Oltre alla manovra, il governo Meloni giunge all’accordo anche sulla riforma costituzionale. Una riforma tagliata su misura dal centrodestra, che prova a cambiare la Costituzione mettendo dentro tutte le battaglie di Meloni e dei suoi alleati: l’elezione diretta del premier (in realtà una variazione sul tema rispetto al presidenzialismo promesso prima del voto del 2022) ma anche una travagliata norma anti-ribaltoni, lo stop ai governi tecnici e infine lo stop alla nomina di altri senatori a vita.
«Abbiamo sulle nostre spalle una responsabilità storica: consolidare la democrazia dell’alternanza e accompagnare finalmente l’Italia nella terza Repubblica», ha detto la premier Giorgia Meloni. Stando all’ultima bozza diffusa, al presidente della Repubblica non spetterà più il potere di nomina del premier (come prevede oggi l’articolo 92), ma solo quello di conferire l’incarico in base al risultato delle elezioni, mentre manterrà il potere di nomina dei ministri, su indicazione del capo del governo. Il presidente del Consiglio incaricato ha a disposizione due tentativi per ottenere la fiducia: se falliscono c’è lo scioglimento obbligatorio di entrambe le Camere (sparisce la possibilità di scioglierne solo una) e il ritorno al voto.
Prevista anche l’abolizione della figura dei senatori a vita di nomina presidenziale, una vecchia proposta di Fratelli d’Italia: la carica continuerà a essere attribuita (di diritto) solo agli ex capi dello Stato. La bozza infatti abroga il secondo comma dell’articolo 59 della Costituzione, che attribuisce il potere di nomina al Quirinale. L’ultimo articolo del testo, rubricato “Norme transitorie”, precisa però che «fino al termine del loro mandato, i senatori di diritto a vita nominati ai sensi del previgente secondo comma dell’articolo 59 restano in carica».

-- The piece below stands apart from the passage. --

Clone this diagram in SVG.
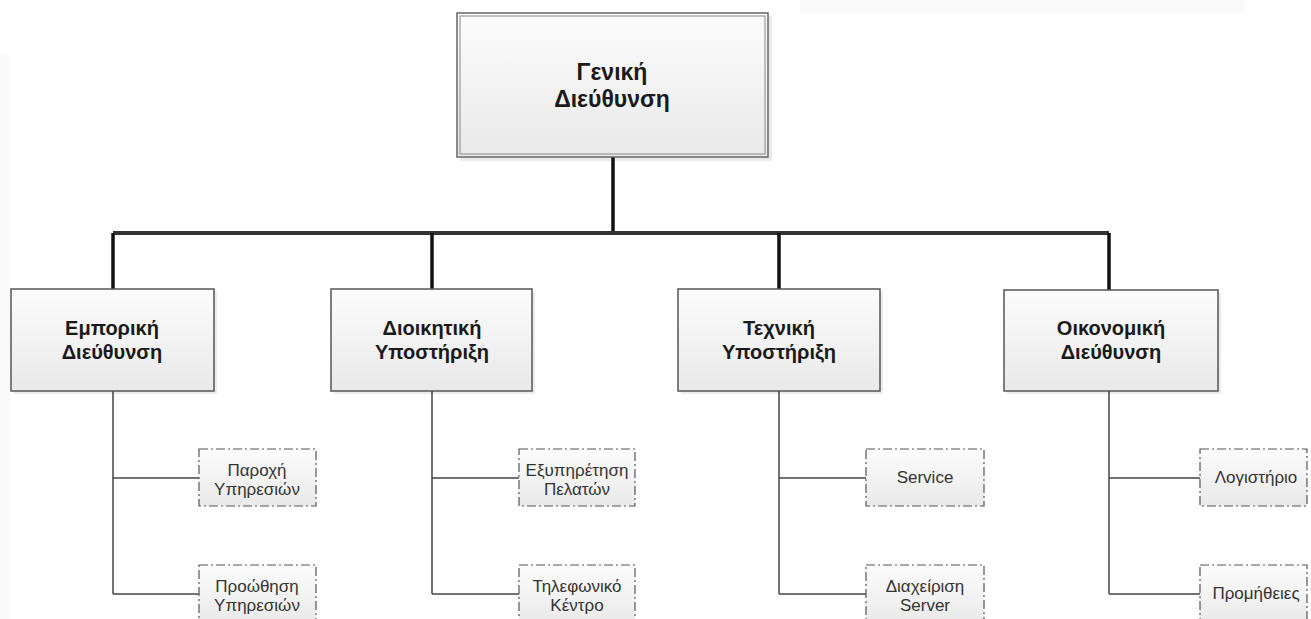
<svg xmlns="http://www.w3.org/2000/svg" width="1311" height="619" viewBox="0 0 1311 619">
<style>
.t1{font-family:"Liberation Sans",Arial,sans-serif;font-weight:bold;font-size:23px;fill:#1a1a1a;text-anchor:middle}
.t2{font-family:"Liberation Sans",Arial,sans-serif;font-weight:bold;font-size:20px;fill:#1a1a1a;text-anchor:middle}
.t3{font-family:"Liberation Sans",Arial,sans-serif;font-size:17px;fill:#333;text-anchor:middle}
.box{fill:url(#g);stroke:#555;stroke-width:1.5}
.sub{fill:url(#g);stroke:#555;stroke-width:1.2;stroke-dasharray:9 3 2 3}
.sh{fill:#000;opacity:0.08}
.thick{stroke:#111;stroke-width:3.5;fill:none}
.bus{stroke:#333;stroke-width:4;fill:none}
.thin{stroke:#444;stroke-width:1.5;fill:none}
</style>
<defs>
<linearGradient id="g" x1="0" y1="0" x2="0" y2="1">
<stop offset="0" stop-color="#fcfcfc"/>
<stop offset="1" stop-color="#e9e9e9"/>
</linearGradient>
</defs>
<rect x="0" y="0" width="1311" height="619" fill="#fff"/>
<rect x="800" y="0" width="445" height="13" fill="#fafafa"/>
<rect x="0" y="55" width="10" height="564" fill="#f9f9f9"/>

<g id="connectors">
<path class="thick" d="M613 157 V233"/>
<path class="bus" d="M113 233 H1109"/>
<path class="thick" d="M113 233 V289 M432 233 V289 M779 233 V289 M1109 233 V290"/>
<path class="thin" d="M113 391 V594 M113 478 H199 M113 594 H199"/>
<path class="thin" d="M432 391 V594 M432 478 H519 M432 594 H519"/>
<path class="thin" d="M779 391 V594 M779 478 H866 M779 594 H866"/>
<path class="thin" d="M1109 391 V594 M1109 478 H1200 M1109 594 H1200"/>
</g>

<g id="n-geniki">
<rect class="sh" x="460" y="16" width="312" height="145"/>
<rect x="457" y="13" width="311" height="144" fill="url(#g)" stroke="#666" stroke-width="1.5"/>
<rect x="460" y="16" width="305" height="138" fill="none" stroke="#888" stroke-width="1"/>
<text class="t1" x="612" y="80">Γενική</text>
<text class="t1" x="612" y="107">Διεύθυνση</text>
</g>

<g id="n-emporiki">
<rect class="sh" x="14" y="292" width="203" height="102"/>
<rect class="box" x="11" y="289" width="203" height="102"/>
<text class="t2" x="112" y="335">Εμπορική</text>
<text class="t2" x="112" y="359">Διεύθυνση</text>
</g>

<g id="n-dioikitiki">
<rect class="sh" x="334" y="292" width="201" height="102"/>
<rect class="box" x="331" y="289" width="201" height="102"/>
<text class="t2" x="432" y="335">Διοικητική</text>
<text class="t2" x="432" y="359">Υποστήριξη</text>
</g>

<g id="n-texniki">
<rect class="sh" x="681" y="292" width="202" height="102"/>
<rect class="box" x="678" y="289" width="202" height="102"/>
<text class="t2" x="779" y="335">Τεχνική</text>
<text class="t2" x="779" y="359">Υποστήριξη</text>
</g>

<g id="n-oikonomiki">
<rect class="sh" x="1007" y="293" width="214" height="101"/>
<rect class="box" x="1004" y="290" width="214" height="101"/>
<text class="t2" x="1111" y="335">Οικονομική</text>
<text class="t2" x="1111" y="359">Διεύθυνση</text>
</g>

<g id="n-paroxi">
<rect class="sub" x="199" y="449" width="117" height="57"/>
<text class="t3" x="257" y="476">Παροχή</text>
<text class="t3" x="257" y="495">Υπηρεσιών</text>
</g>
<g id="n-proothisi">
<rect class="sub" x="199" y="565" width="117" height="60"/>
<text class="t3" x="257" y="592">Προώθηση</text>
<text class="t3" x="257" y="611">Υπηρεσιών</text>
</g>

<g id="n-exypiretisi">
<rect class="sub" x="519" y="449" width="116" height="57"/>
<text class="t3" x="577" y="476">Εξυπηρέτηση</text>
<text class="t3" x="577" y="495">Πελατών</text>
</g>
<g id="n-tilefoniko">
<rect class="sub" x="519" y="565" width="116" height="60"/>
<text class="t3" x="577" y="592">Τηλεφωνικό</text>
<text class="t3" x="577" y="611">Κέντρο</text>
</g>

<g id="n-service">
<rect class="sub" x="866" y="449" width="118" height="57"/>
<text class="t3" x="925" y="483">Service</text>
</g>
<g id="n-server">
<rect class="sub" x="866" y="565" width="118" height="60"/>
<text class="t3" x="925" y="592">Διαχείριση</text>
<text class="t3" x="925" y="611">Server</text>
</g>

<g id="n-logistirio">
<rect class="sub" x="1200" y="449" width="107" height="57"/>
<text class="t3" x="1256" y="483">Λογιστήριο</text>
</g>
<g id="n-promitheies">
<rect class="sub" x="1200" y="565" width="107" height="60"/>
<text class="t3" x="1256" y="599">Προμήθειες</text>
</g>
</svg>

A giudicare dalla storia recente è una vera e propria vendetta, perché i senatori a vita, per quanto pochi, votano e possono decretare la salvezza o la condanna delle maggioranze. Di fatto il centrodestra è ostile perché i senatori a vita sono prevalentemente di centrosinistra. E come tali votano la fiducia a governi di area o di larghe intese. La storia più o meno recente è costellata di casi celebri. Con la maggioranza sempre in bilico a Palazzo Madama, per Prodi i senatori a vita furono davvero vitali, a partire dal giorno in cui Sergio De Gregorio, eletto con Italia dei Valori, decise di passare con Forza Italia. Da quel momento Scalfaro, Levi Montalcini, Andreotti, Colombo, Ciampi diventano ‘avversari’ del centrodestra che per colpa loro vide vanificati seduta dopo seduta gli sforzi per far cadere il governo. Dei preziosi voti dei senatori a vita si finisce per parlare ogni volta che bisogna salvare un governo. Da ultimo, prima delle larghissime intese draghiane, è stato il Conte bis a confidare oltre che nei Responsabili di Bruno Tabacci e degli eletti all’estero, anche nei voti di tre senatori a vita, Renzo Piano, Carlo Rubbia e Liliana Segre.
C’è, infine, una “norma anti-ribaltone” che consentirà al presidente della Repubblica, in caso di caduta del governo, di affidare un nuovo incarico solo al premier dimissionario o a un altro parlamentare della maggioranza uscente, allo scopo di «attuare le dichiarazioni relative all’indirizzo politico e agli impegni programmatici su cui il governo del presidente eletto ha chiesto la fiducia delle Camere». Tramontata, invece, l’ipotesi di introdurre anche da noi il meccanismo della “sfiducia costruttiva” presente in altri Paesi (ad esempio in Spagna) in base al quale, per sfiduciare il governo, i parlamentari devono indicare il nome di un presidente del Consiglio alternativo, che ottiene automaticamente l’incarico in caso di approvazione della mozione.